East Prigorodny conflict
The East Prigorodny conflict, also referred to as the Ossetian–Ingush conflict,[a] was an inter-ethnic conflict within the Russian Federation, in the eastern part of the Prigorodny District in the Republic of North Ossetia–Alania, which started in 1989 and developed, in 1992, into a brief ethnic war between local Ingush and Ossetian paramilitary forces.[3]
Armed conflict[edit]
Ethnic violence rose steadily in the area of the Prigorodny district, to the east of the Terek River, despite the introduction of 1,500 Soviet Internal Troops to the area.

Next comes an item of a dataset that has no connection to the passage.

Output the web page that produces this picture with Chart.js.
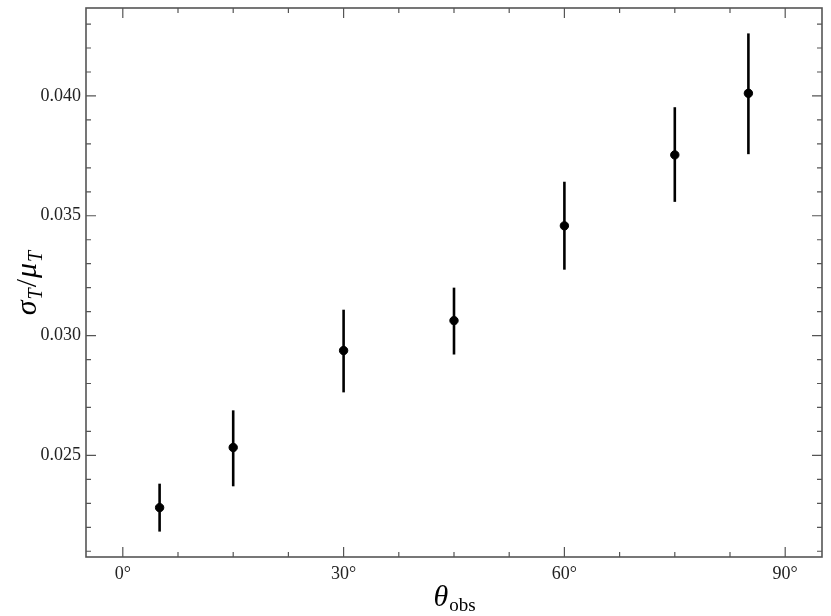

During the summer and early autumn of 1992, there was a steady increase in the militancy of Ingush nationalists. At the same time, there was a steady increase in incidents of organized harassment, kidnapping and rape against Ingush inhabitants of North Ossetia by their Ossetian neighbours, police, security forces and militia.[3] Ingush fighters marched to take control over Prigorodny District and on the night of October 30, 1992, open warfare broke out, which lasted for a week. The first people killed were respectively Ossetian and Ingush militsiya staff (as they had basic weapons). While Ingush militias were fighting the Ossetians in the district and on the outskirts of the North Ossetian capital Vladikavkaz, Ingush from elsewhere in North Ossetia were forcibly evicted and expelled from their homes. Russian OMON forces actively participated in the fighting and sometimes led Ossetian fighters into battle.[3]

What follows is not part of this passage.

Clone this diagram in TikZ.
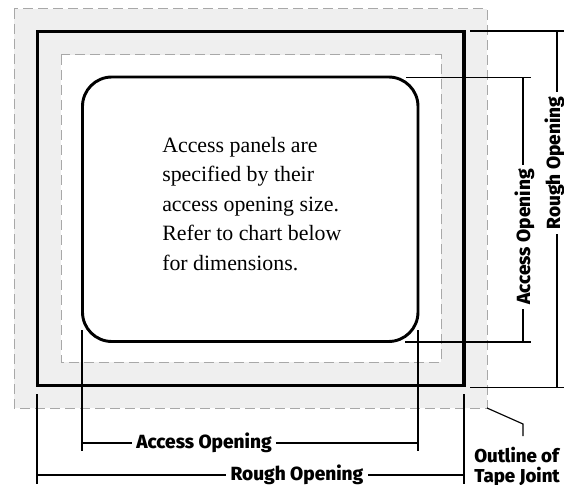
\documentclass[tikz,border=0pt]{standalone}
\usepackage{fontspec}
\setmainfont{Liberation Serif}
\newfontfamily\labelfont{Fira Sans}[UprightFont=* ExtraBold]
\usetikzlibrary{positioning}
\definecolor{tapegray}{HTML}{EFEFEF}
\definecolor{dashgray}{HTML}{A8A8A8}
\tikzset{
  dimlabel/.style={
    font=\labelfont\fontsize{14.3}{15}\selectfont,
    fill=white,
    anchor=base,
    inner sep=3pt
  },
  dimline/.style={line width=0.85pt},
  tapeline/.style={draw=dashgray, line width=0.75pt, dash pattern=on 7.5pt off 3.75pt},
  panelline/.style={line width=2.2pt}
}

\begin{document}
\begin{tikzpicture}[x=0.75pt,y=-0.75pt]
      \useasboundingbox (0,0) rectangle (564,485);
      % tape joint and wall
      \filldraw[tapeline, fill=tapegray] (14,9) rectangle (487,408);
      \filldraw[tapeline, fill=white] (61,55) rectangle (441,362);
      \draw[panelline, line width=2.6pt] (37.5,31.5) rectangle (464,385.5);
      \draw[panelline, rounded corners=22pt] (82.5,77) rectangle (418,341.5);

      \node[anchor=north west, inner sep=0pt, align=left,
      font=\fontsize{16.4}{22.1}\selectfont] (Note) at (162,137)
      {Access panels are\\specified by their\\access opening size.\\Refer to chart below\\for dimensions.};

      \coordinate (AccessTopA) at (406,77.5);
      \coordinate (AccessTopB) at (531,77.5);
      \coordinate (AccessTopC) at (523,77.5);
      \coordinate (AccessLowA) at (405,342);
      \coordinate (AccessLowB) at (531,342);
      \coordinate (AccessLowC) at (523,342);
      \coordinate (RoughTopA) at (470,31);
      \coordinate (RoughTopB) at (564,31);
      \coordinate (RoughTopC) at (557,31);
      \coordinate (RoughLowA) at (470,387.5);
      \coordinate (RoughLowB) at (564,387.5);
      \coordinate (RoughLowC) at (557,387.5);

      \node[dimlabel, rotate=90] (AccessSide) at (530,237) {Access Opening};
      \node[dimlabel, rotate=90] (RoughSide) at (560,163) {Rough Opening};
      \draw[dimline] (AccessTopA) -- (AccessTopB);
      \draw[dimline] (AccessLowA) -- (AccessLowB);
      \draw[dimline] (RoughTopA) -- (RoughTopB);
      \draw[dimline] (RoughLowA) -- (RoughLowB);
      \draw[dimline] (AccessTopC) -- (AccessTopC |- AccessSide.east);
      \draw[dimline] (AccessLowC) -- (AccessLowC |- AccessSide.west);
      \draw[dimline] (RoughTopC) -- (RoughTopC |- RoughSide.east);
      \draw[dimline] (RoughLowC) -- (RoughLowC |- RoughSide.west);

      \coordinate (AccessLeftA) at (82,330);
      \coordinate (AccessLeftB) at (82,451);
      \coordinate (AccessLeftC) at (82,443);
      \coordinate (AccessRightA) at (418,330);
      \coordinate (AccessRightB) at (418,451);
      \coordinate (AccessRightC) at (418,443);
      \coordinate (RoughLeftA) at (37,394);
      \coordinate (RoughLeftB) at (37,484);
      \coordinate (RoughLeftC) at (37,475);
      \coordinate (RoughRightA) at (464,394);
      \coordinate (RoughRightB) at (464,484);
      \coordinate (RoughRightC) at (464,475);

      \node[dimlabel] (AccessBase) at (204,448) {Access Opening};
      \node[dimlabel] (RoughBase) at (297,480) {Rough Opening};
      \draw[dimline] (AccessLeftA) -- (AccessLeftB);
      \draw[dimline] (AccessRightA) -- (AccessRightB);
      \draw[dimline] (RoughLeftA) -- (RoughLeftB);
      \draw[dimline] (RoughRightA) -- (RoughRightB);
      \draw[dimline] (AccessLeftC) -- (AccessLeftC -| AccessBase.west);
      \draw[dimline] (AccessRightC) -- (AccessRightC -| AccessBase.east);
      \draw[dimline] (RoughLeftC) -- (RoughLeftC -| RoughBase.west);
      \draw[dimline] (RoughRightC) -- (RoughRightC -| RoughBase.east);

      % leader to the tape joint
      \coordinate (TapeCorner) at (487,408);
      \coordinate (TapeBend) at (523,424);
      \coordinate (TapeEnd) at (523,436);
      \node[anchor=north west, inner sep=0pt, align=left,
      font=\labelfont\fontsize{14}{15}\selectfont] (TapeNote) at (474,447) {Outline of\\Tape Joint};
      \draw[dimline] (TapeCorner) -- (TapeBend) -- (TapeEnd);
    \end{tikzpicture}
\end{document}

On October 31, 1992, armed clashes broke out between Ingush militias and North Ossetian security forces and paramilitaries supported by Russian Interior Ministry (MVD) and Army troops in the Prigorodny District of North Ossetia. Although Russian troops often intervened to prevent some acts of violence by Ossetian police and republican guards, the stance of the Russian peacekeeping forces was strongly pro-Ossetian,[30] not only objectively as a result of its deployment, but subjectively as well. The fighting, which lasted six days, had at its root a dispute between ethnic Ingush and Ossetians over the Prigorodnyi region, a sliver of land of about 978 square kilometers over which both sides lay claim. That dispute has not been resolved, nor has the conflict. Both sides have committed human rights violations. Thousands of homes have been wantonly destroyed, most of them Ingush. More than one thousand hostages were taken on both sides, and as of 1996 approximately 260 individuals-mostly Ingush-remain unaccounted for, according to the Procuracy of the Russian Federation. Nearly five hundred individuals were killed in the first six days of conflict. Hostage-taking, shootings, and attacks on life and property continued at least until 1996.[31] President Boris Yeltsin issued a decree that the Prigorodny district was to remain part of North Ossetia on November 2.